CRITICAL MINERALSLarge Lithium Deposits Discovered in a Caldera on the Nevada-Oregon Border

Published 12 September 2023

Geologists estimate that about 20 to 40 million tons of lithium metal – among the world’s largest deposits – are available in the McDermitt Caldera on the Nevada-Oregon border. “If you believe their back-of-the-envelope estimation, this is a very, very significant deposit of lithium,” says one expert. “It could change the dynamics of lithium globally, in terms of price, security of supply and geopolitics.”

As the push for transition from fossil fuels to clean energy has accelerated, so has the demand lithium, which is used in batteries, and the search for lithium deposits.

Three geologists from Lithium Americas Corporation, GNS Science, and Oregon State University have published an article reporting evidence that the McDermitt Caldera, on the Nevada-Oregon border, may hold some of the world’s largest known deposits of lithium — an estimated 20 to 40 million tons of lithium metal.

“If you believe their back-of-the-envelope estimation, this is a very, very significant deposit of lithium,” says Anouk Borst, a geologist at KU Leuven University and the Royal Museum for Central Africa in Tervuren, Belgium, told Chemistry World. “It could change the dynamics of lithium globally, in terms of price, security of supply and geopolitics.”

“If they can extract the lithium in a very low energy intensive way, or in a process that does not consume much acid, then this can be economically very significant,” says Borst. “The US would have its own supply of lithium and industries would be less scared about supply shortages.”

In their article, published in the journal Science Advances, Thomas Benson, Matthew Coble, and John Dilles report of their study of parts of the caldera, and how they developed an explanation of how so many lithium deposits were formed in the area.

The McDermitt Caldera is about 45 kilometers long and 35 kilometers wide. Earlier research said that about 19 million years ago it was formed as part of the Yellowstone hotspot, which led to the formation of a sequence of calderas.

Bob Yirka writes in Phys.org that in 2017, researchers found that the Thacker Pass, which is one part of the caldera, could hold large source of lithium , possibly among the largest in the world. Lithium Americas acquired a stake at the site and began trial mining operations, but ran into opposition from locals and Native American groups. The company eventually was allowed to mine at the site.

In the last five years, the three geologists have been collecting and analyzing soil and rock samples, looking for the best place to begin major mining operations. To identify the best location for the mine, the researchers – and other geologists — believe they must first offer an explanation for how the lithium was deposited there in the first place.
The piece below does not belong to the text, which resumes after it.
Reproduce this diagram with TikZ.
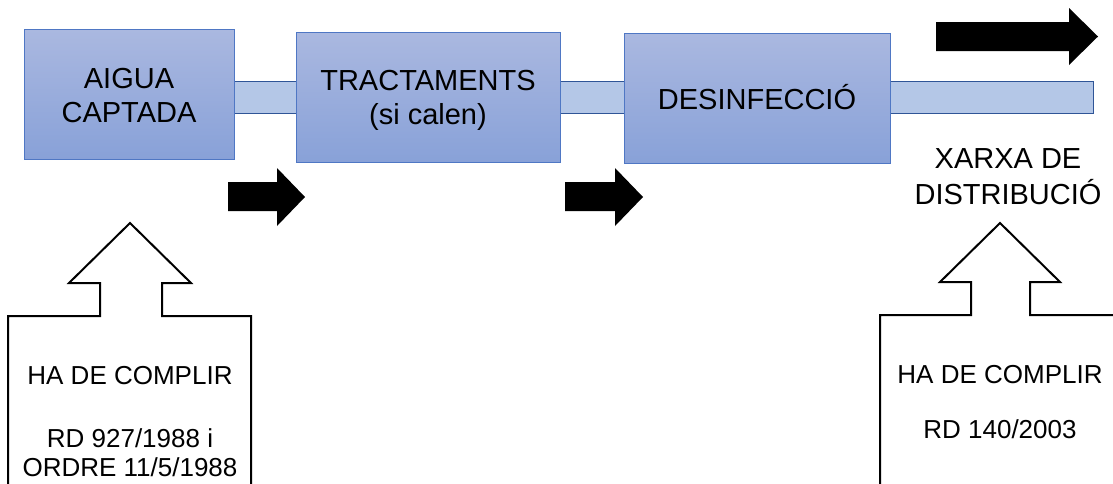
\documentclass[tikz,border=0pt]{standalone}
\usepackage{fontspec}
\setmainfont{Liberation Sans}
\definecolor{boxtop}{RGB}{170,184,224}
\definecolor{boxbot}{RGB}{136,161,216}
\definecolor{boxline}{RGB}{79,119,196}
\definecolor{pipefill}{RGB}{180,199,231}
\definecolor{pipeline}{RGB}{47,85,151}
\tikzset{
  proc/.style={draw=boxline, line width=1.2pt, top color=boxtop, bottom color=boxbot,
    anchor=north west, inner sep=0pt},
  pipebar/.style={draw=pipeline, line width=1.4pt, fill=pipefill, anchor=north west, inner sep=0pt},
  biglbl/.style={anchor=base, inner sep=0pt, font=\fontsize{29}{35}\selectfont},
  smalllbl/.style={anchor=base, inner sep=0pt, font=\fontsize{26}{30}\selectfont},
  blockarrow/.style={fill=black},
  callout/.style={draw=black, line width=2pt, line join=miter, fill=white}
}
\begin{document}
\begin{tikzpicture}[x=1pt,y=-1pt]
\useasboundingbox (0,0) rectangle (1113,483);
\clip (0,0) rectangle (1113,483);
% pipe
\node[pipebar, minimum width=859pt, minimum height=32pt] (pipe) at (234,81) {};
% process boxes
\node[proc, minimum width=210pt, minimum height=130pt] (b1) at (24,29) {};
\node[proc, minimum width=264pt, minimum height=130pt] (b2) at (296,32) {};
\node[proc, minimum width=266pt, minimum height=130pt] (b3) at (624,33) {};
\node[biglbl] (t1a) at (129,88) {AIGUA};
\node[biglbl] (t1b) at (129,122) {CAPTADA};
\node[biglbl] (t2a) at (428,90) {TRACTAMENTS};
\node[biglbl] (t2b) at (428,124) {(si calen)};
\node[biglbl] (t3) at (757,109) {DESINFECCIÓ};
\node[biglbl] (x1) at (1008,168) {XARXA DE};
\node[biglbl] (x2) at (1008,204) {DISTRIBUCIÓ};
% black block arrows
\fill[blockarrow] (228,182) -- (277,182) -- (277,168) -- (305,197) -- (277,226) -- (277,211) -- (228,211) -- cycle;
\fill[blockarrow] (565,182) -- (615,182) -- (615,168) -- (643,197) -- (615,226) -- (615,211) -- (565,211) -- cycle;
\fill[blockarrow] (936,22) -- (1069,22) -- (1069,8) -- (1098,36.5) -- (1069,65) -- (1069,51) -- (936,51) -- cycle;
% callouts
\draw[callout] (8,495) -- (8,316) -- (100,316) -- (100,283) -- (69,283) -- (130,223) -- (191,283) -- (162,283) -- (162,316) -- (251,316) -- (251,495);
\draw[callout] (880,495) -- (880,315) -- (971,315) -- (971,282) -- (940,282) -- (1000,223) -- (1060,282) -- (1030,282) -- (1030,315) -- (1121,315) -- (1121,495);
\node[smalllbl] (c1a) at (130,384) {HA DE COMPLIR};
\node[smalllbl] (c1b) at (130,447) {RD 927/1988 i};
\node[smalllbl] (c1c) at (130,476) {ORDRE 11/5/1988};
\node[smalllbl] (c2a) at (1000,383) {HA DE COMPLIR};
\node[smalllbl] (c2b) at (1000,438) {RD 140/2003};
\end{tikzpicture}
\end{document}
The researchers offer such a theory in their paper, and Lithium Americas intends to use is in its mining operations.

Yirka writes that the researchers’ theory stipulates that that after a volcanic eruption, a hydrothermal enrichment occurred—magma deep unground pushed its way to the center of what is now the caldera, leading to the formation of the Montana Mountains. In the process, faults, fissures, and fractures were created, allowing lithium to seep up toward the surface. This process also transformed much of the smectite into illite (different forms of clay minerals), which wound up along the southern rim of the basin.

The researchers conclude that this is why lithium is so abundant there.